DATA TO USE
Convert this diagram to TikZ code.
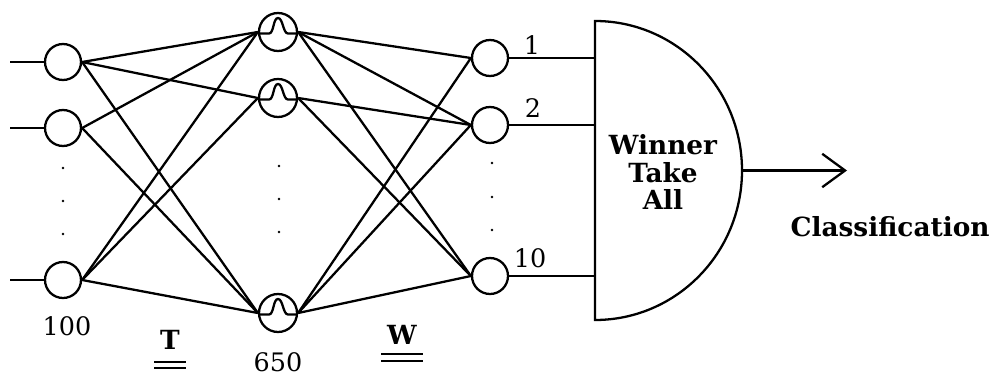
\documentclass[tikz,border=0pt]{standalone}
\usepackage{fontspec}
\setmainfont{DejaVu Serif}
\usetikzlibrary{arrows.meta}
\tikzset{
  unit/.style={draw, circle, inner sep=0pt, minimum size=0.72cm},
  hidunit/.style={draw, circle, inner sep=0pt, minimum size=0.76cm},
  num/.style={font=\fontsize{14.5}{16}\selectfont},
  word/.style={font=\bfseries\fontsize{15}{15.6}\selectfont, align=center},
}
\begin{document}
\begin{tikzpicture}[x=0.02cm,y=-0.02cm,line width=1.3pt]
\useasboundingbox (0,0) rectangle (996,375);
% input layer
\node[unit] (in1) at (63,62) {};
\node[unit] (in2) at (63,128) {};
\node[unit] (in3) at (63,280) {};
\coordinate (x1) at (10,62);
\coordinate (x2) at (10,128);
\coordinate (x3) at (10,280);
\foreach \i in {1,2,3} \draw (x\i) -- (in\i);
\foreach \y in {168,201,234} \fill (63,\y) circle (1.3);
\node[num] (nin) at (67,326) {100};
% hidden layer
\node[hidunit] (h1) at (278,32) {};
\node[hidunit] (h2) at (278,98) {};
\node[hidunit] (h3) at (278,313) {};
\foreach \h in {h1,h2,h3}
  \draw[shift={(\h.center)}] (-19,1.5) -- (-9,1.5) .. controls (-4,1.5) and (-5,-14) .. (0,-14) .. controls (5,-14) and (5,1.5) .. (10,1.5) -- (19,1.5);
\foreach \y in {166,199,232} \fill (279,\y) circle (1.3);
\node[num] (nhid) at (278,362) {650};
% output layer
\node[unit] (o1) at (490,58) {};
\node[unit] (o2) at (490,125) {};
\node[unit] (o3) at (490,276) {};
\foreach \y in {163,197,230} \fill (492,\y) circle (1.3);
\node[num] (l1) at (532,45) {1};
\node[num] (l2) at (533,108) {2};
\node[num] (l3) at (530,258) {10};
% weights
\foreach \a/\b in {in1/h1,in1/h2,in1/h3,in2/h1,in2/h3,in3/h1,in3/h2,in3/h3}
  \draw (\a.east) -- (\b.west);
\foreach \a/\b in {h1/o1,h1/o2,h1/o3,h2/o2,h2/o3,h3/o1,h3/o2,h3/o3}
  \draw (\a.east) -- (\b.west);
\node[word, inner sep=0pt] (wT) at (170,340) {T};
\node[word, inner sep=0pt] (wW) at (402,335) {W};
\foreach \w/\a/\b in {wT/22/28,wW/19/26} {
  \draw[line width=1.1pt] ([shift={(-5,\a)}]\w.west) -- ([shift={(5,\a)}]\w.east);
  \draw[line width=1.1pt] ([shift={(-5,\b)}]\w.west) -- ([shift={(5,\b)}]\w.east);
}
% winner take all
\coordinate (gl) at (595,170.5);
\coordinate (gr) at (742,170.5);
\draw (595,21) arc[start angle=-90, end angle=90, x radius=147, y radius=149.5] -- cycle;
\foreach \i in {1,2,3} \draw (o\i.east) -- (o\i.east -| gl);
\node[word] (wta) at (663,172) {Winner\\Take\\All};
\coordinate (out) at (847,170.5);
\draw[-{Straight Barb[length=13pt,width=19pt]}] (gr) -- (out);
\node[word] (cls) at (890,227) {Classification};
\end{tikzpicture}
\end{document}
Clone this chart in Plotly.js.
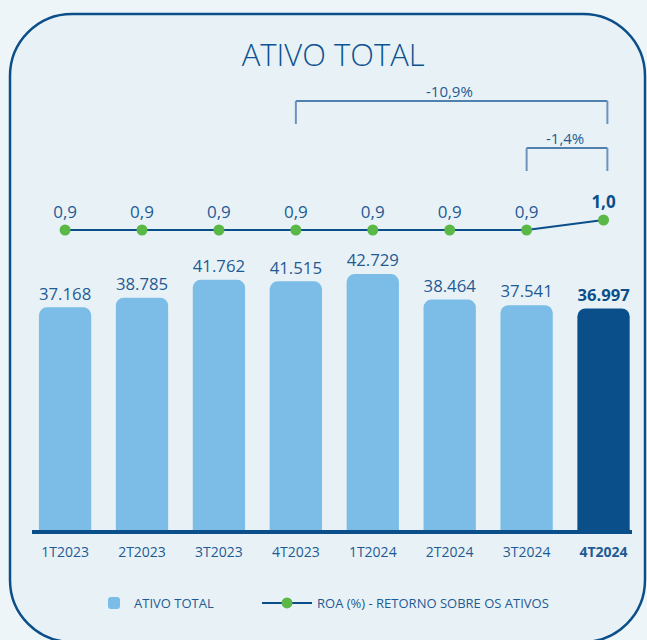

DIRECTION
From the data above, copy out every line with the string "this" in it.

TASK RESPONSE
Convert this diagram to TikZ code.
Clone this chart in Plotly.js.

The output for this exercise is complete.